Federal Reserve Cuts Key Rate by Sizable Half-Point, Signaling End to its Inflation Fight

Coming just weeks before the election, the Fed’s move has the potential to scramble the economic landscape just as Americans prepare to vote.

AP/J. Scott Applewhite
The Federal Reserve at Washington. AP/J. Scott Applewhite

The Federal Reserve on Wednesday cut its benchmark interest rate by an unusually large half-point, a dramatic shift after more than two years of high rates helped tame inflation but also made borrowing painfully expensive for American consumers.

The rate cut, the Fed’s first in more than four years, reflects its new focus on bolstering the job market, which has shown clear signs of slowing. Coming just weeks before the presidential election, the Fed’s move also has the potential to scramble the economic landscape just as Americans prepare to vote.

The central bank’s action lowered its key rate to roughly 4.8 percent, down from a two-decade high of 5.3 percent, where it had stood for 14 months as it struggled to curb the worst inflation streak in four decades. Inflation has fallen to a three-year low of 2.5 percent in August, not far above the Fed’s 2 percent target, from a peak of 9.1 percent in mid-2022.

The Fed’s policymakers also signaled that they expect to cut their key rate by an additional half-point in their final two meetings this year, in November and December. And they envision four more rate cuts in 2025 and two in 2026.

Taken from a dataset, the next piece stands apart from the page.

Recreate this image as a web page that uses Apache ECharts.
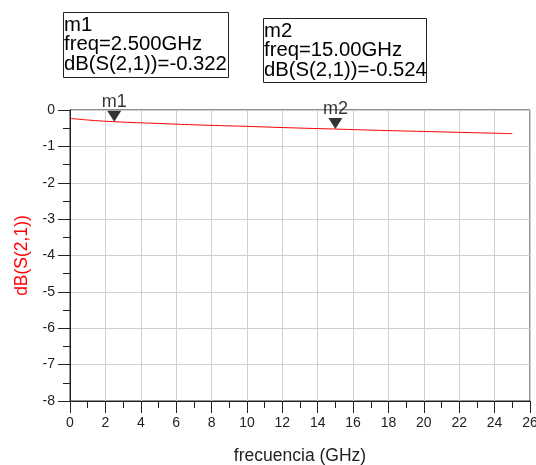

In a statement, the Fed came closer than it has before to declaring victory over inflation: It said it “has gained greater confidence that inflation is moving sustainably toward 2 percent.”

Though the central bank now believes inflation is largely defeated, many Americans remain upset with still-high prices for groceries, gas, rent, and other necessities. President Trump blames the Biden-Harris administration for sparking an inflationary surge. Vice President Harris, in turn, has charged that Trump’s promise to slap tariffs on all imports would raise prices for consumers even further.

Rate cuts by the Fed should, over time, lower borrowing costs for mortgages, auto loans, and credit cards, boosting Americans’ finances and supporting more spending and growth. Homeowners will be able to refinance mortgages at lower rates, saving on monthly payments, and even shift credit card debt to lower-cost personal loans or home equity lines. Businesses may also borrow and invest more.

Average mortgage rates have already dropped to an 18-month low of 6.2 percent, according to Freddie Mac, spurring a jump in demand for refinancings.

The Fed’s next policy meeting is November 6-7 — immediately after the presidential election. By cutting rates this week, soon before the election, the Fed is risking attacks from Trump, who has argued that lowering rates now amounts to political interference.

The central bank’s officials fought against high inflation by raising their key rate 11 times in 2022 and 2023. Wage growth has since slowed, removing a potential source of inflationary pressure. And oil and gas prices are falling, a sign that inflation should continue to cool in the months ahead. Consumers are also pushing back against high prices, forcing such companies as Target and McDonald’s to dangle deals and discounts.

Yet after several years of strong job growth, employers have slowed hiring, and the unemployment rate has risen nearly a full percentage point to 4.2 percent from its half-century low in April 2023. Once unemployment rises that much, it tends to keep climbing. Fed officials and many economists note, though, that the rise in unemployment this time largely reflects an influx of people seeking jobs — notably new immigrants and recent college graduates — rather than layoffs.

At issue in the Fed’s deliberations is how fast it wants to lower its benchmark rate to a point where it’s no longer acting as a brake on the economy — nor as an accelerant. Where that so-called “neutral” level falls isn’t clear, though many analysts peg it at 3 percent to 3.5 percent.